The cleanest part of the setup is that the stock sold off into good news. QXO dropped sharply after the vote even though the event removed one of the largest binary risks hanging over the TopBuild acquisition. That kind of reaction often happens when investors trade the event instead of the next phase, and the next phase here is much more important: a combined platform built for consolidation in a market QXO has already framed as more than a $200 billion addressable opportunity.
The balance sheet side of the story also looks more prepared than the tape suggests. QXO had already raised $749 million in common equity in January and secured commitments for up to $3.0 billion of convertible preferred tied to qualifying acquisitions, and then followed the vote with final results on TopBuild note tenders and consent solicitations. That does not eliminate financing risk, but it does show the capital structure work is moving toward close rather than stalling in public. The TickerSpark Score reinforces that point: Financial Health sits at 84 and Valuation at 76, a combination that matters more than near-term chart damage when a company is crossing into a new scale bracket.
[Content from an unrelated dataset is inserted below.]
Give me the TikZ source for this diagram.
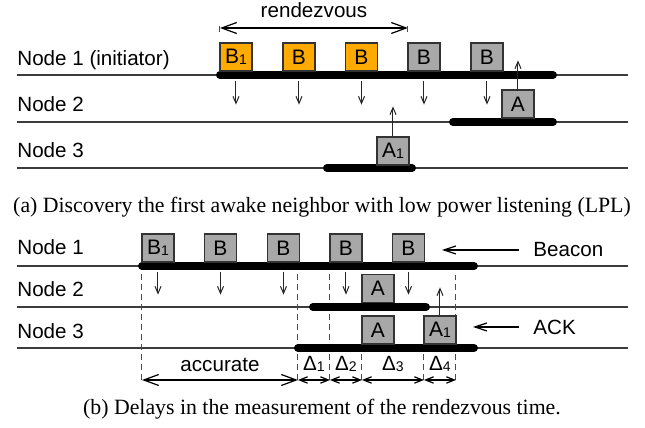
\documentclass[tikz,border=0pt]{standalone}
\usepackage{fontspec}
\setmainfont{Liberation Sans}
\newfontfamily\capfont{Liberation Serif}
\usepackage{tikz}
\usetikzlibrary{arrows.meta,positioning}
\usepackage{xcolor}
\definecolor{lplorange}{RGB}{255,170,0}
\definecolor{lplgray}{RGB}{168,168,168}
\definecolor{lplline}{RGB}{60,60,60}
\newcommand{\pidx}[1]{\raisebox{-0.6pt}{\fontsize{7}{8}\selectfont #1}}
\tikzstyle{lbl} = [font=\fontsize{10.3}{12}\selectfont, inner sep=0pt]
\tikzstyle{caption} = [font=\capfont\fontsize{10.9}{13}\selectfont, inner sep=0pt]
\tikzstyle{timeline} = [line width=0.6pt, color=lplline]
\tikzstyle{awake} = [line width=4pt, line cap=round]
\tikzstyle{pkt} = [rectangle, draw=black!80, line width=0.6pt, fill=lplgray, minimum width=16pt, minimum height=14pt, inner sep=0pt, font=\fontsize{10.5}{12}\selectfont]
\tikzstyle{tx} = [line width=0.5pt, color=black!85, -{Straight Barb[length=3.5pt,width=3pt]}]
\tikzstyle{period} = [line width=0.6pt, {Straight Barb[length=7.5pt,width=5.5pt]}-{Straight Barb[length=7.5pt,width=5.5pt]}]
\tikzstyle{delta} = [line width=0.6pt, {Straight Barb[length=4pt,width=3.2pt]}-{Straight Barb[length=4pt,width=3.2pt]}]
\tikzstyle{pointer} = [line width=0.6pt, -{Straight Barb[length=6pt,width=4pt]}]
\tikzstyle{guide} = [line width=0.5pt, color=black!70, dash pattern=on 3pt off 2pt]

\begin{document}
\begin{tikzpicture}[x=0.5pt,y=-0.5pt]
\useasboundingbox (0,0) rectangle (645,428);

% (a) discovery with LPL
\node (a_n1) [lbl, anchor=base west] at (17,66) {Node 1 (initiator)};
\node (a_n2) [lbl, anchor=base west] at (17,112) {Node 2};
\node (a_n3) [lbl, anchor=base west] at (17,158) {Node 3};
\draw[timeline] (17,75) -- (628,75);
\draw[timeline] (17,122) -- (628,122);
\draw[timeline] (17,168) -- (628,168);
\draw[awake] (220,75) -- (553,75);
\draw[awake] (453,122) -- (553,122);
\draw[awake] (327,168) -- (412,168);

\node (a_b1) [pkt, fill=lplorange] at (236,57) {B\pidx{1}};
\node (a_b2) [pkt, fill=lplorange] at (299,57) {B};
\node (a_b3) [pkt, fill=lplorange] at (361.5,57) {B};
\node (a_b4) [pkt] at (424,57) {B};
\node (a_b5) [pkt] at (487,57) {B};
\node (a_a) [pkt] at (518,104) {A};
\node (a_a1) [pkt] at (393,151) {A\pidx{1}};

\foreach \b in {a_b1,a_b2,a_b3,a_b4,a_b5}
  \draw[tx] ([yshift=-4.5pt]\b.south) -- ([yshift=-16.5pt]\b.south);
\draw[tx] (a_a.north) -- ([yshift=14.5pt]a_a.north);
\draw[tx] (a_a1.north) -- ([yshift=15pt]a_a1.north);

\coordinate (rv_l) at (220,28);
\coordinate (rv_r) at (408,28);
\draw[period] (rv_l) -- node[lbl, above=5pt] (rv_txt) {rendezvous} (rv_r);
\draw[guide] ([yshift=1pt]rv_l) -- ([yshift=-3.5pt]rv_l);
\draw[guide] ([yshift=1pt]rv_r) -- ([yshift=-3.5pt]rv_r);

\node (cap_a) [caption] at (322,207) {(a) Discovery the first awake neighbor with low power listening (LPL)};

% (b) delays in the measurement
\node (b_n1) [lbl, anchor=base west] at (17,255) {Node 1};
\node (b_n2) [lbl, anchor=base west] at (17,297) {Node 2};
\node (b_n3) [lbl, anchor=base west] at (17,339) {Node 3};
\draw[timeline] (17,266) -- (628,266);
\draw[timeline] (17,307) -- (628,307);
\draw[timeline] (17,348) -- (628,348);

\coordinate (g0) at (142,380);
\coordinate (g1) at (298,380);
\coordinate (g2) at (330,380);
\coordinate (g3) at (362,380);
\coordinate (g4) at (424,380);
\coordinate (g5) at (456,380);
\draw[guide] (g0) -- (142,266);
\draw[guide] (g1) -- (298,262);
\draw[guide] (g2) -- (330,262);
\draw[guide] (g3) -- (362,344);
\draw[guide] (g4) -- (424,344);
\draw[guide] (g5) -- (456,275);

\draw[awake] (142,266) -- (474,266);
\draw[awake] (313,307) -- (426,307);
\draw[awake] (298,348) -- (474,348);

\node (b_b1) [pkt] at (158,248) {B\pidx{1}};
\node (b_b2) [pkt] at (220.5,248) {B};
\node (b_b3) [pkt] at (283.5,248) {B};
\node (b_b4) [pkt] at (346,248) {B};
\node (b_b5) [pkt] at (408.5,248) {B};
\node (b_a) [pkt] at (378,288.5) {A};
\node (b_c) [pkt] at (378,330) {A};
\node (b_c1) [pkt] at (440,330) {A\pidx{1}};

\foreach \b in {b_b1,b_b2,b_b3,b_b4,b_b5}
  \draw[tx] ([yshift=-4.5pt]\b.south) -- ([yshift=-16pt]\b.south);
\draw[tx] (b_c1.north) -- ([yshift=14pt]b_c1.north);

\node (beacon) [lbl, anchor=west] at (533,250) {Beacon};
\node (ack) [lbl, anchor=west] at (533,327) {ACK};
\draw[pointer] ([xshift=-7pt]beacon.west) -- ([xshift=-45.5pt]beacon.west);
\draw[pointer] ([xshift=-7pt]ack.west) -- ([xshift=-30pt]ack.west);

\draw[period] (g0) -- node[lbl, above=4pt] (acc) {accurate} (g1);
\draw[delta] (g1) -- node[lbl, above=4pt] (d1) {Δ\pidx{1}} (g2);
\draw[delta] (g2) -- node[lbl, above=4pt] (d2) {Δ\pidx{2}} (g3);
\draw[delta] (g3) -- node[lbl, above=4pt] (d3) {Δ\pidx{3}} (g4);
\draw[delta] (g4) -- node[lbl, above=4pt] (d4) {Δ\pidx{4}} (g5);

\node (cap_b) [caption] at (322,409) {(b) Delays in the measurement of the rendezvous time.};
\end{tikzpicture}
\end{document}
What makes this more than a pure event trade is that QXO is not starting from zero. Q1 2026 net sales were already $1.73 billion before TopBuild is added, showing the platform has real operating heft even if earnings are still messy. Consensus also remains firmly constructive, with 7 buys and no holds or sells, while recent news sentiment has stayed strongly positive with a 7-day reading of 0.9399. The market may not love the complexity, but it is hard to argue the strategic direction is being abandoned when approvals, financing actions, and sentiment are all pointing the same way.
The obvious pushback is that approval is not the same thing as value creation, and that criticism is fair. Profitability is weak today, with a -4.0% operating margin, a -6.0% net margin, and just $1.2 million of adjusted EBITDA in Q1 2026, so skeptics can reasonably say the integration burden is now the whole story. This is also a roughly $17 billion acquisition layered on top of prior deals, and the stock’s technical picture still shows damage, with shares below both the 50-day and 200-day moving averages.
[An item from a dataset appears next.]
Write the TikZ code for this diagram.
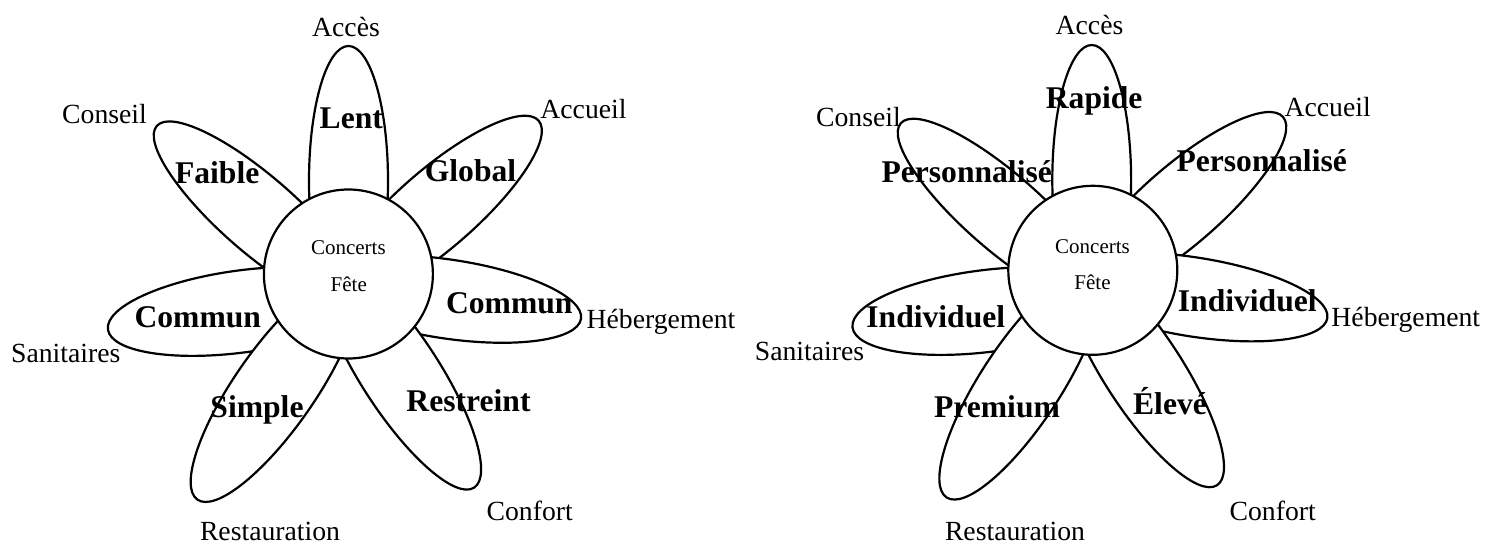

That still does not break the bull case because the market was already treating those risks as if they were new. QXO is down 12.1% year to date while Industrials are up 16.7%, a 28.8-point underperformance gap that says plenty of skepticism is already in the price. When a stock with a 76 Valuation sub-score and 84 Financial Health sub-score sells off after the main closing hurdle is cleared, we see a setup where the debate has become too anchored to dilution fears and not anchored enough to what a scaled distribution platform can look like once the transaction stack settles.
That leaves QXO looking more like an accumulation story than a chase, but still a bullish one. We would treat the post-vote weakness as the point where the thesis becomes simpler: closing mechanics are nearly done, and the next real trigger is evidence that integration is translating into cleaner operating results. As long as the company keeps moving from acquisition mode toward margin-bearing execution, the current reset looks more like a handoff than a breakdown.
What would change our mind is not another scary headline about deal size; it would be proof that scale is not converting into a better earnings base. Until that shows up, the combination of de-risked closing, financing progress, and a still-compressed stock keeps the bull case intact. QXO is not a low-risk name, but this is exactly the kind of messy transition where the market often misprices the beginning of the real story.